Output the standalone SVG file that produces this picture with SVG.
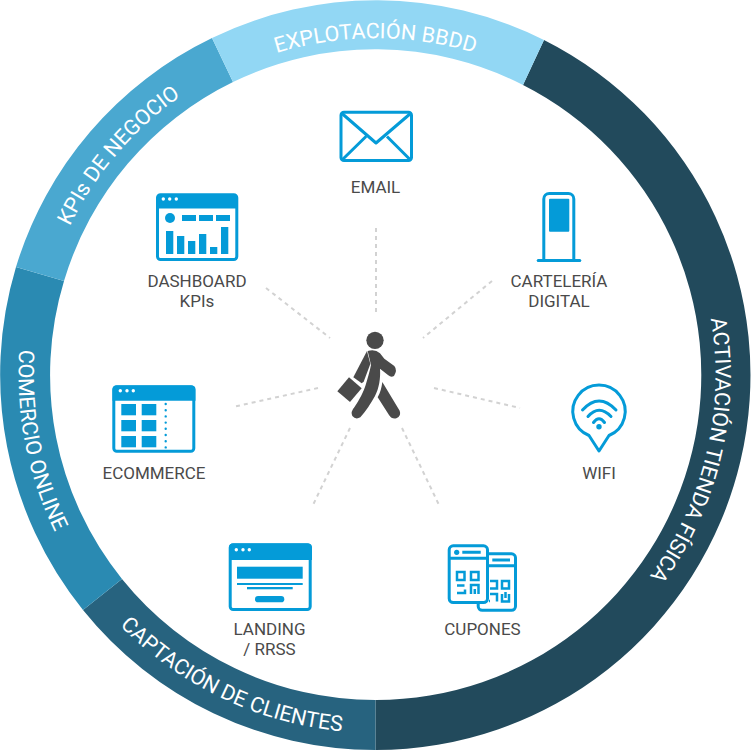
<svg xmlns="http://www.w3.org/2000/svg" width="751" height="751" viewBox="0 0 751 751">
<style>
.lbl{font-family:Roboto,"Liberation Sans",sans-serif;font-size:17px;fill:#4a4a4a;text-anchor:middle}
.rt{font-family:Roboto,"Liberation Sans",sans-serif;font-size:21.500px;fill:#fff;text-anchor:middle}
.o{fill:none;stroke:#049bd8;stroke-width:3;stroke-linejoin:round}
.q{fill:none;stroke:#049bd8;stroke-width:2.500}
.f{fill:#049bd8}
.w{fill:#fff}
.dash{fill:none;stroke:#d2d2d2;stroke-width:2;stroke-dasharray:4 4}
.p{fill:#4a4a4a}
</style>
<defs>
<path id="a1" d="M56 262A340 340 0 0 1 695 262"/>
<path id="a2" d="M79.600 542.500A340 340 0 0 1 494.600 56.500"/>
<path id="a3" d="M562.500 91A340 340 0 0 1 414.600 712.700"/>
<path id="a4" d="M191.600 69A357 357 0 0 0 319.700 727.600"/>
<path id="a5" d="M19.300 340.700A358 358 0 0 0 626.500 630.300"/>
</defs>
<rect width="751" height="751" fill="#fff"/>
<g id="ring-activacion"><path fill="#224a5c" d="M544 40A375 375 0 0 1 375.500 750L375.500 700A325 325 0 0 0 523 85Z"/><text class="rt"><textPath href="#a3" startOffset="50%">ACTIVACIÓN TIENDA FÍSICA</textPath></text></g>
<g id="ring-captacion"><path fill="#27637f" d="M375.500 750A375 375 0 0 1 83 610L122 579A325 325 0 0 0 375.500 700Z"/><text class="rt"><textPath href="#a5" startOffset="50%">CAPTACIÓN DE CLIENTES</textPath></text></g>
<g id="ring-comercio"><path fill="#2a8ab2" d="M83 610A375 375 0 0 1 16 267L64 281A325 325 0 0 0 122 579Z"/><text class="rt"><textPath href="#a4" startOffset="50%">COMERCIO ONLINE</textPath></text></g>
<g id="ring-kpis"><path fill="#4aa8d0" d="M16 267A375 375 0 0 1 212 38L233 82A325 325 0 0 0 64 281Z"/><text class="rt"><textPath href="#a2" startOffset="50%">KPIs DE NEGOCIO</textPath></text></g>
<g id="ring-explotacion"><path fill="#92d7f4" d="M212 38A375 375 0 0 1 544 40L523 85A325 325 0 0 0 233 82Z"/><text class="rt"><textPath href="#a1" startOffset="50%">EXPLOTACIÓN BBDD</textPath></text></g>

<g id="connectors" class="dash">
<path d="M376 228V315"/>
<path d="M492 281L423 338"/>
<path d="M434 388L520 408"/>
<path d="M402 428L440 507"/>
<path d="M350 428L312 507"/>
<path d="M318 388L233 407"/>
<path d="M266 288L330 338"/>
</g>

<g id="person" transform="translate(325 320) scale(.3333)">
<circle class="p" cx="150" cy="61" r="26"/>
<path class="p" d="M128 93Q150 86 165 100L178 116L208 138Q218 150 207 168Q198 173 190 166L165 146C167 175 162 205 150 228C138 250 122 274 106 292Q92 300 82 288Q76 275 88 262C103 240 116 215 122 195C128 175 134 155 138 135Z"/>
<path class="p" d="M126 93L85 172L110 190L116 185L136 132Z"/>
<path class="p" d="M172 186L224 272Q230 288 214 295Q200 298 192 285L158 232C166 218 170 202 172 186Z"/>
<path class="p" d="M72 172L110 205L75 246L37 214Z"/>
<path d="M85 177L106 191" stroke="#fff" stroke-width="3" fill="none"/>
</g>

<g id="email">
<rect class="o" x="341" y="112.300" width="70.500" height="48.300" rx="3"/>
<path class="o" d="M342 113.500L376 143L410.500 113.500M366 136.500L342.500 159.500M387 136.500L410 159.500"/>
<text class="lbl" x="375.500" y="193">EMAIL</text>
</g>

<g id="dashboard">
<rect class="o" x="157.500" y="194.800" width="79.300" height="64.700" rx="3"/>
<path class="f" d="M157 198a4 4 0 0 1 4-4h72a4 4 0 0 1 4 4v10.500h-80Z"/>
<g class="w"><circle cx="163.300" cy="199" r="1.700"/><circle cx="169.700" cy="199" r="1.700"/><circle cx="176.300" cy="199" r="1.700"/></g>
<circle class="f" cx="170" cy="218" r="5"/>
<g class="f">
<rect x="182" y="215" width="14" height="6"/><rect x="199" y="215" width="14" height="6"/><rect x="216" y="215" width="14" height="6"/>
<rect x="166" y="231" width="7.300" height="23"/><rect x="177" y="236" width="7.300" height="18"/><rect x="188" y="241" width="7.300" height="13"/><rect x="199" y="234" width="7.300" height="20"/><rect x="210" y="247" width="7.300" height="7"/><rect x="221" y="227" width="7.300" height="27"/>
</g>
<text class="lbl" x="197" y="287">DASHBOARD</text><text class="lbl" x="197" y="307">KPIs</text>
</g>

<g id="carteleria">
<path class="o" d="M543.800 260V199a5.500 5.500 0 0 1 5.500-5.500h19a5.500 5.500 0 0 1 5.500 5.500V260"/>
<rect class="f" x="549" y="198.700" width="20.300" height="33" rx="1"/>
<rect class="f" x="536.700" y="259" width="44.600" height="3" rx="1.500"/>
<text class="lbl" x="559" y="287">CARTELERÍA</text><text class="lbl" x="559" y="307">DIGITAL</text>
</g>

<g id="wifi">
<path class="o" d="M589 435.500A26.200 26.200 0 1 1 609 435.500L599 451Z"/>
<path d="M582.500 410Q599 392 616 410M588 416.500Q599 404 611 416.500M593.500 422.500Q599 415 604.500 422.500" fill="none" stroke="#049bd8" stroke-width="3" stroke-linecap="round"/>
<circle class="f" cx="599" cy="426.700" r="2.700"/>
<text class="lbl" x="599" y="479">WIFI</text>
</g>

<g id="ecommerce">
<rect class="o" x="113.800" y="386.800" width="80" height="64.400" rx="3"/>
<path class="f" d="M112.500 389.500a4 4 0 0 1 4-4h75a4 4 0 0 1 4 4v11.200h-83Z"/>
<g class="w"><circle cx="120.300" cy="390.700" r="1.700"/><circle cx="127" cy="390.700" r="1.700"/><circle cx="133.300" cy="390.700" r="1.700"/></g>
<g class="f">
<rect x="121.300" y="404" width="14.700" height="11.300"/><rect x="141.700" y="404" width="14.600" height="11.300"/>
<rect x="121.300" y="420" width="14.700" height="11.300"/><rect x="141.700" y="420" width="14.600" height="11.300"/>
<rect x="121.300" y="436" width="14.700" height="11.300"/><rect x="141.700" y="436" width="14.600" height="11.300"/>
</g>
<path d="M165.700 404V448" fill="none" stroke="#049bd8" stroke-width="2.400" stroke-linecap="round" stroke-dasharray="0 6.200"/>
<text class="lbl" x="154" y="479">ECOMMERCE</text>
</g>

<g id="landing">
<rect class="o" x="230.200" y="544.800" width="80" height="64.700" rx="3"/>
<path class="f" d="M229 547.500a4 4 0 0 1 4-4h75a4 4 0 0 1 4 4v12.500h-83Z"/>
<g class="w"><circle cx="236.300" cy="549.700" r="1.700"/><circle cx="243" cy="549.700" r="1.700"/><circle cx="249.300" cy="549.700" r="1.700"/></g>
<g class="f">
<rect x="237" y="566.700" width="65.700" height="12"/>
<rect x="237" y="583" width="65.700" height="2"/>
<rect x="247" y="587" width="45.700" height="2.300"/>
<rect x="255" y="596" width="29.300" height="6.300" rx="3.150"/>
</g>
<text class="lbl" x="269.500" y="635">LANDING</text><text class="lbl" x="269.500" y="655">/ RRSS</text>
</g>

<g id="cupones">
<rect class="o" x="478.200" y="553.800" width="37.300" height="56.500" rx="4"/>
<path class="o" d="M489 565.700H516M492.300 560H510"/>
<path class="q" d="M490 581h7v7.500h-7M502 581h7v7.500h-7ZM490 594h7v7.500M490 601h-1M502 594v7.500h7v-7.500M505.500 592v6"/>
<rect class="w" x="447.700" y="544.300" width="41.300" height="59.700" rx="5"/>
<rect class="o" x="449.200" y="545.800" width="38.300" height="56.700" rx="4"/>
<path class="o" d="M449.200 558.300H487.500M462.300 552.300H480.700"/>
<circle class="f" cx="456.700" cy="552.300" r="2.600"/>
<path class="q" d="M457 572h7.500v8h-7.500ZM471 572h7.500v8h-7.500ZM457 585.500h7.500M457 593h8v-3.500M471 594v-9h7.500v9M474.800 589v5"/>
<text class="lbl" x="482.500" y="635">CUPONES</text>
</g>
</svg>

------

◆ Work required
Only lines belong in the copy: transcribe those from the start of the data through the line that contains "38A375 375 0", and skip the pictures.

◆ The reply
Output the standalone SVG file that produces this picture with SVG.
<svg xmlns="http://www.w3.org/2000/svg" width="751" height="751" viewBox="0 0 751 751">
<style>
.lbl{font-family:Roboto,"Liberation Sans",sans-serif;font-size:17px;fill:#4a4a4a;text-anchor:middle}
.rt{font-family:Roboto,"Liberation Sans",sans-serif;font-size:21.500px;fill:#fff;text-anchor:middle}
.o{fill:none;stroke:#049bd8;stroke-width:3;stroke-linejoin:round}
.q{fill:none;stroke:#049bd8;stroke-width:2.500}
.f{fill:#049bd8}
.w{fill:#fff}
.dash{fill:none;stroke:#d2d2d2;stroke-width:2;stroke-dasharray:4 4}
.p{fill:#4a4a4a}
</style>
<defs>
<path id="a1" d="M56 262A340 340 0 0 1 695 262"/>
<path id="a2" d="M79.600 542.500A340 340 0 0 1 494.600 56.500"/>
<path id="a3" d="M562.500 91A340 340 0 0 1 414.600 712.700"/>
<path id="a4" d="M191.600 69A357 357 0 0 0 319.700 727.600"/>
<path id="a5" d="M19.300 340.700A358 358 0 0 0 626.500 630.300"/>
</defs>
<rect width="751" height="751" fill="#fff"/>
<g id="ring-activacion"><path fill="#224a5c" d="M544 40A375 375 0 0 1 375.500 750L375.500 700A325 325 0 0 0 523 85Z"/><text class="rt"><textPath href="#a3" startOffset="50%">ACTIVACIÓN TIENDA FÍSICA</textPath></text></g>
<g id="ring-captacion"><path fill="#27637f" d="M375.500 750A375 375 0 0 1 83 610L122 579A325 325 0 0 0 375.500 700Z"/><text class="rt"><textPath href="#a5" startOffset="50%">CAPTACIÓN DE CLIENTES</textPath></text></g>
<g id="ring-comercio"><path fill="#2a8ab2" d="M83 610A375 375 0 0 1 16 267L64 281A325 325 0 0 0 122 579Z"/><text class="rt"><textPath href="#a4" startOffset="50%">COMERCIO ONLINE</textPath></text></g>
<g id="ring-kpis"><path fill="#4aa8d0" d="M16 267A375 375 0 0 1 212 38L233 82A325 325 0 0 0 64 281Z"/><text class="rt"><textPath href="#a2" startOffset="50%">KPIs DE NEGOCIO</textPath></text></g>
<g id="ring-explotacion"><path fill="#92d7f4" d="M212 38A375 375 0 0 1 544 40L523 85A325 325 0 0 0 233 82Z"/><text class="rt"><textPath href="#a1" startOffset="50%">EXPLOTACIÓN BBDD</textPath></text></g>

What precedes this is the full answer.